In Thailand’s industrial heartland, the workmen who should be constructing dozens of metal and petrochemical products are nowhere to be seen, their tools lying unused.
Legal action brought by environmental activists has brought dozens of projects to a halt until pollution fears have been addressed, seizing up US$9 billion of investment.
The suspended projects at Map Ta Phut are part of a huge industrial estate on Thailand’s eastern seaboard, a vast web of petrochemical, metal and energy plants the size of a city that dwarfs the rural villages surrounding it.
PHOTO: AFP
In those villages, the allegations against the plants are grave — record cancer rates and respiratory disease in the area are blamed on the toxic fumes pumped out from the estate.
“We are not telling the factories to go away, but we want them to control the fumes,” said fruit farmer Noi Jaitang, 71, who suffers from breathing problems that he blames on fumes wafting across the fields to his house.
He said his wife has had cancer of the face twice and that his children are sick from acid rain in the area.
“When I sleep, the fumes go in my eyes, and sometimes I have to stand and stretch just to breathe,” he said.
However, Noi said many others with similar problems were too frightened to complain, because unlike him, they are employed by the factories.
A Thai court in September halted work at 76 projects in Map Ta Phut. Courts have subsequently allowed 20 of them to finish construction.
The delays are causing anxiety among investors, however, already rattled by years of political unrest, including a coup, the brief closure of Bangkok’s airports by protesters in 2008 and fresh rallies set for this weekend.
The president of Japan’s External Trade Organization for South and Southeast Asia has said the project suspensions are a bigger turn off than the protests, while Thailand’s finance minister is currently in Tokyo to reassure investors.
Separately, the Bank of Thailand has warned that the row could cut the country’s economic growth by 0.5 percentage points this year and that it presents “major risk factors to the stability of the corporate sector.”
“Investors are concerned, we are all concerned. This is the problem of complying with the new rules,” said Chainoi Puankosoom, president and chief executive of PTTAR, part of the Thai industrial conglomerate PTT PLC.
PTT accounts for nearly a third of the projects on hold in Map Ta Phut and has said its net profit could fall 5 percent this year and more next year if it cannot resume work.
“When the projects are delayed, we have to renegotiate with our construction workers, renegotiate with our lenders, which all costs us money and delays our operations,” Chainoi said.
The court that initially halted the projects based its decision on tougher rules brought in under a 2007 military-backed Constitution, following the coup that toppled former Thai prime minister Thaksin Shinawatra.
The rules force all firms in Thailand to carry out health assessments and hold public consultations before beginning new works to prove they will cause no environmental damage.

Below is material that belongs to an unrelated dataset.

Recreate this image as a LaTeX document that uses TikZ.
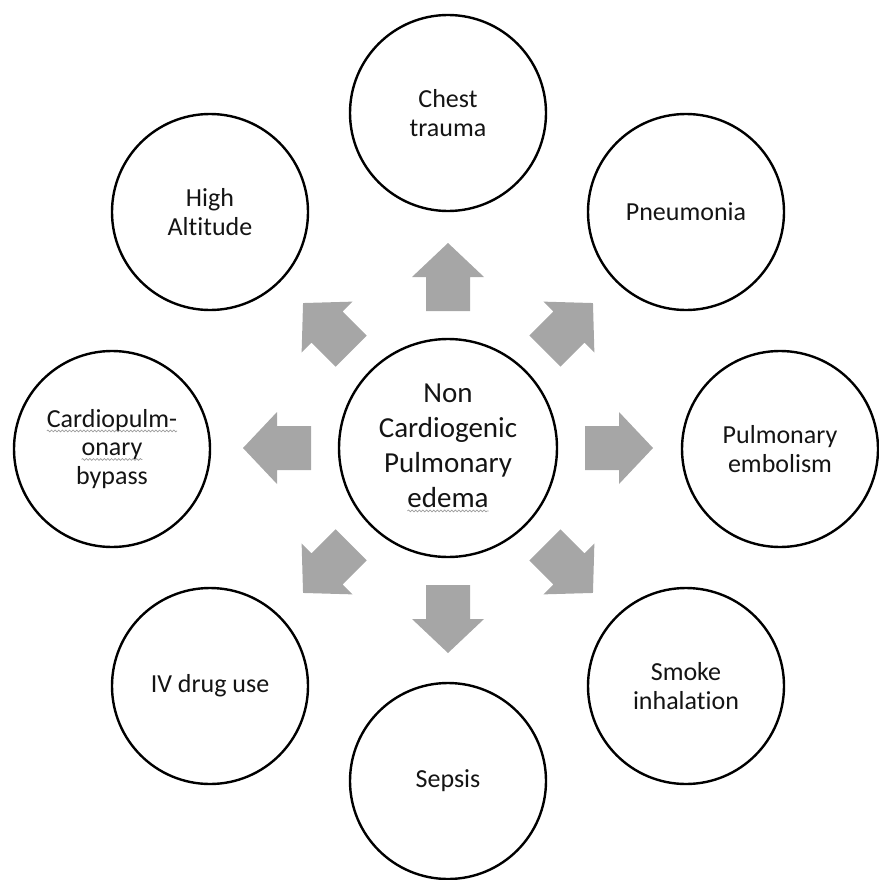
\documentclass[tikz,border=0pt]{standalone}
\usepackage{fontspec}
\setmainfont{Carlito}[Ligatures={TeX,NoCommon}]
\usetikzlibrary{decorations.pathmorphing}
\definecolor{wavegray}{HTML}{9C9C9C}
\definecolor{arrowgray}{HTML}{A6A6A6}
% wavy spell-check style underline in light gray
\newcommand\spellwave[1]{\tikz[baseline=(w.base)]{%
  \node[rectangle, inner sep=0pt, outer sep=0pt, minimum size=0pt,
        anchor=base, align=left] (w) {#1};
  \draw[wavegray, line width=0.7pt, decorate,
        decoration={snake, amplitude=0.9pt, segment length=3.6pt}]
    ([yshift=-3.5pt]w.base west) -- ([yshift=-3.5pt]w.base east);}}

\begin{document}
\begin{tikzpicture}[x=1pt,y=-1pt,
  cause/.style={circle, draw=black, line width=2.4pt, minimum size=196pt,
    inner sep=0pt, align=center, text=black!92,
    font=\fontsize{26}{28.5}\selectfont},
  hub/.style={cause, minimum size=218pt, font=\fontsize{29}{35}\selectfont},
  blockarrow/.style={fill=arrowgray, draw=none}]
\useasboundingbox (0,0) rectangle (878,880);

% central condition
\node[hub] (hub) at (448,448) {Non\\Cardiogenic\\Pulmonary\\\spellwave{edema}};

% causes around it
\node[cause] (chest)  at (448,113) {Chest\\trauma};
\node[cause] (pneu)   at (686,212) {Pneumonia};
\node[cause] (pe)     at (780,449) {Pulmonary\\embolism};
\node[cause] (smoke)  at (686,686) {Smoke\\inhalation};
\node[cause] (sepsis) at (448,781) {Sepsis};
\node[cause] (ivdu)   at (210,686) {IV drug use};
\node[cause] (cpb)    at (112,449) {\spellwave{Cardiopulm-}\\\spellwave{onary}\\bypass};
\node[cause] (alt)    at (210,212) {High\\Altitude};

% block arrows radiating from the centre
\foreach \a in {0,45,...,315}{
  \fill[blockarrow, shift={(hub.center)}, rotate=\a]
    (137,-22) -- (171,-22) -- (171,-36) -- (205,0) -- (171,36)
    -- (171,22) -- (137,22) -- cycle;
}
\end{tikzpicture}
\end{document}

The companies complain, however, that the new regulations are unclear and costly.
This angers lawyer Srisuwan Janya, a former student activist and campaigner for better pollution controls who helped win the initial injunction that stopped work at Map Ta Phut.
“The government is not sincere in following the Constitution,” Srisuwan said. “I’m not denying development, but development should be based on standards, not just ‘come and take.’”
Heavy pollution from the estate was first noticed in the 1980s, but it wasn’t until 1997 that villagers began to form a green movement after children attending a neighboring school were taken ill.
The school was moved out of the area and further scientific research was carried out. The National Cancer Institute in 2003 found that the highest rates of cancer in Thailand were in Rayong Province, where Map Ta Phut is located.
Lawyer Srisuwan said he would back the villagers all the way, whatever the economic consequences may be.
He said he retaliated for the government’s successful appeals against some of the suspensions by lodging a further nine complaints with Thailand’s administrative court, and said he was working on more than 170 other new cases.
“Don’t talk with me about the economy. I’m ready to fight every organization so that these people can receive justice,” he said.